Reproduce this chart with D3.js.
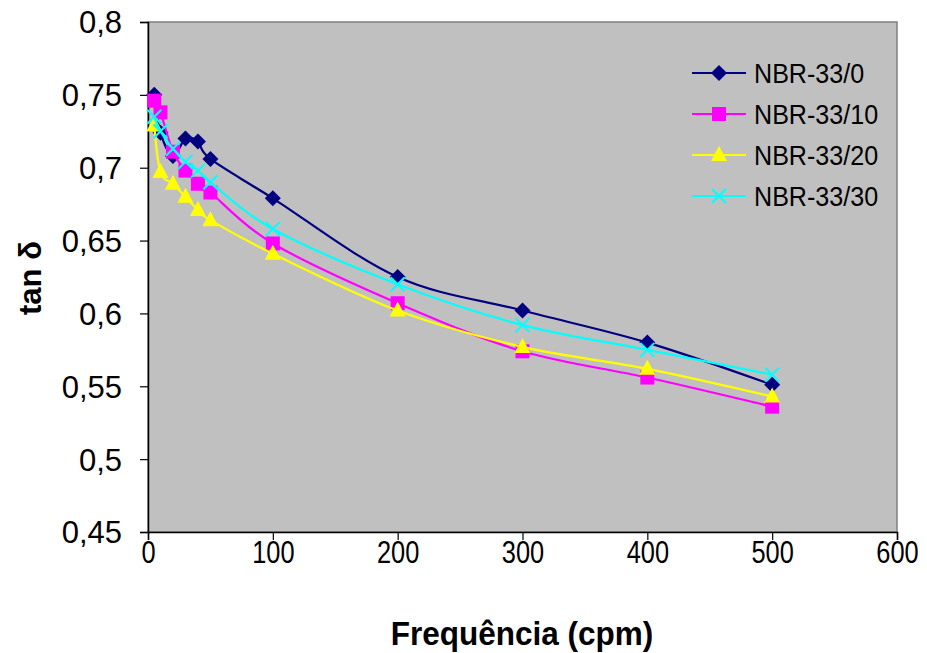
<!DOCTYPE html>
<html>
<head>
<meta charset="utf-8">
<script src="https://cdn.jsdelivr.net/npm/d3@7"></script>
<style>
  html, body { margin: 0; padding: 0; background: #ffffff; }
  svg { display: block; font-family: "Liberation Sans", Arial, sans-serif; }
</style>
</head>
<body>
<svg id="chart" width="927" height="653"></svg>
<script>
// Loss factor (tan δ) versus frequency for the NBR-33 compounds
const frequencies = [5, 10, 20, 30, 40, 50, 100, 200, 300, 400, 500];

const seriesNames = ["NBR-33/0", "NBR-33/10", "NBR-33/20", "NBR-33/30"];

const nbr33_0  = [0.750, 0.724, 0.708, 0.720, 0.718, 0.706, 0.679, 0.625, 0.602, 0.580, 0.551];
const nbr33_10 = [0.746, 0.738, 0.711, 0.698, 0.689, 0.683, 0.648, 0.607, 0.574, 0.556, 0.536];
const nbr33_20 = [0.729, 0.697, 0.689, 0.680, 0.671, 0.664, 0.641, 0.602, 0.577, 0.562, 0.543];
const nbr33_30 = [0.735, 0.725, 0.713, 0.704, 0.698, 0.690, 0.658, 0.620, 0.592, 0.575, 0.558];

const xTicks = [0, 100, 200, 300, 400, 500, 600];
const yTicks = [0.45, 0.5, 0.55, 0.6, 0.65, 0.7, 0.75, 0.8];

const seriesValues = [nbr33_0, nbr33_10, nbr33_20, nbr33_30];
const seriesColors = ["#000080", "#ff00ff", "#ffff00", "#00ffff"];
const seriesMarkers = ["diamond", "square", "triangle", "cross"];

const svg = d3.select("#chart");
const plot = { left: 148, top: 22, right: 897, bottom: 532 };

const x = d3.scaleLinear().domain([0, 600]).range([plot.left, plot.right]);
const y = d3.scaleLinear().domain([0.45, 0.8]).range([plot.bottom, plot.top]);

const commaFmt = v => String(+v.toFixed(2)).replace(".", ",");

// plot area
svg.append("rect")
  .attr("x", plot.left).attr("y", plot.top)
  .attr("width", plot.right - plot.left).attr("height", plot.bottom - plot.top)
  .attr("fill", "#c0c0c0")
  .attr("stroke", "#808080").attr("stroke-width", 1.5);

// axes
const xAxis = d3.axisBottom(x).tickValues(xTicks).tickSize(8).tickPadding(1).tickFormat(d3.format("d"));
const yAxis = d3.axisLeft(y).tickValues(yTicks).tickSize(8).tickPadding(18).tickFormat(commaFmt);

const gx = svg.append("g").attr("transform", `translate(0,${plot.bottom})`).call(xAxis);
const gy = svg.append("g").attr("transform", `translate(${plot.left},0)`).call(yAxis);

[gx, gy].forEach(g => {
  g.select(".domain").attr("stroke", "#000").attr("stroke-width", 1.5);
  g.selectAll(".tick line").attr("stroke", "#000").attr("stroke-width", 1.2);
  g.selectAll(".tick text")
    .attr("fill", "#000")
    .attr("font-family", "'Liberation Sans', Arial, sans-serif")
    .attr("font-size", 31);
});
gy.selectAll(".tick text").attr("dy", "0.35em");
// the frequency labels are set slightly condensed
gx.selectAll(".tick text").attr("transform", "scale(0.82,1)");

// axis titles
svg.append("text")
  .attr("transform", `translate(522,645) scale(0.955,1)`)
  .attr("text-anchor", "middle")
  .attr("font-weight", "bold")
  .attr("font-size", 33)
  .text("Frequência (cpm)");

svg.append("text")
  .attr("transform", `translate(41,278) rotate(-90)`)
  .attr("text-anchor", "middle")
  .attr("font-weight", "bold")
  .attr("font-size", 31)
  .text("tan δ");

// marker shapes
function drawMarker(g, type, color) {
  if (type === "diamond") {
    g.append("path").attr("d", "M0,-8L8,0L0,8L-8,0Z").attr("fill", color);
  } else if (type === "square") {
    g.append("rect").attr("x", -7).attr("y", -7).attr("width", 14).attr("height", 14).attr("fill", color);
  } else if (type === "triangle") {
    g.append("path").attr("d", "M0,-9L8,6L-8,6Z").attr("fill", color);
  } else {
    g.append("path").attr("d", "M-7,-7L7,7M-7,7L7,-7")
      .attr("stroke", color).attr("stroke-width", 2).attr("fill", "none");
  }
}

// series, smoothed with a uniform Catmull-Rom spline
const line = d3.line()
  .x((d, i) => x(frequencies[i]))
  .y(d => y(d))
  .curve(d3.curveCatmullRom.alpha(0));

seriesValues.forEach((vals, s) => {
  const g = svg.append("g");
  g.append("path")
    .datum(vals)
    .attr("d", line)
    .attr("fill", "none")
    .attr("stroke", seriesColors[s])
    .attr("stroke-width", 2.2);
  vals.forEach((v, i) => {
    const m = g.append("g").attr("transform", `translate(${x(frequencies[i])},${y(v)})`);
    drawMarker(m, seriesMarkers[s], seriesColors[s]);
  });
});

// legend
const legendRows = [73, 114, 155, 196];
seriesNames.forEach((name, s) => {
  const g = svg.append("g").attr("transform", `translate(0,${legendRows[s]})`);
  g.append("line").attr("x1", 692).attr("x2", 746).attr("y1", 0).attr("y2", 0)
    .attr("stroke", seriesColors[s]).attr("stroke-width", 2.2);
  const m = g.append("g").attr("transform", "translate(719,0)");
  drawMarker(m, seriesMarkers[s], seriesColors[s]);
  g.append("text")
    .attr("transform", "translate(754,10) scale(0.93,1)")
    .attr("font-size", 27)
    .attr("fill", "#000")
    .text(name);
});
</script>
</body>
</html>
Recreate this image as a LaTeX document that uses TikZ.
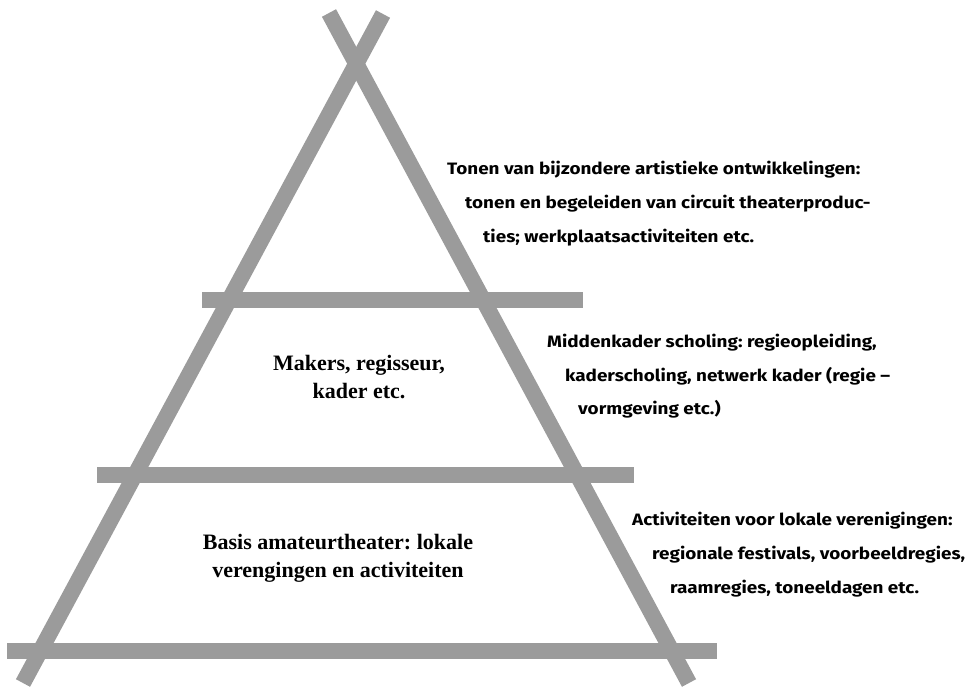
□ □ □ □
### What to work on
Pull out each line containing the word "this" and copy it.

### Response below
Reproduce this chart with D3.js.
Recreate this image as a LaTeX document that uses TikZ.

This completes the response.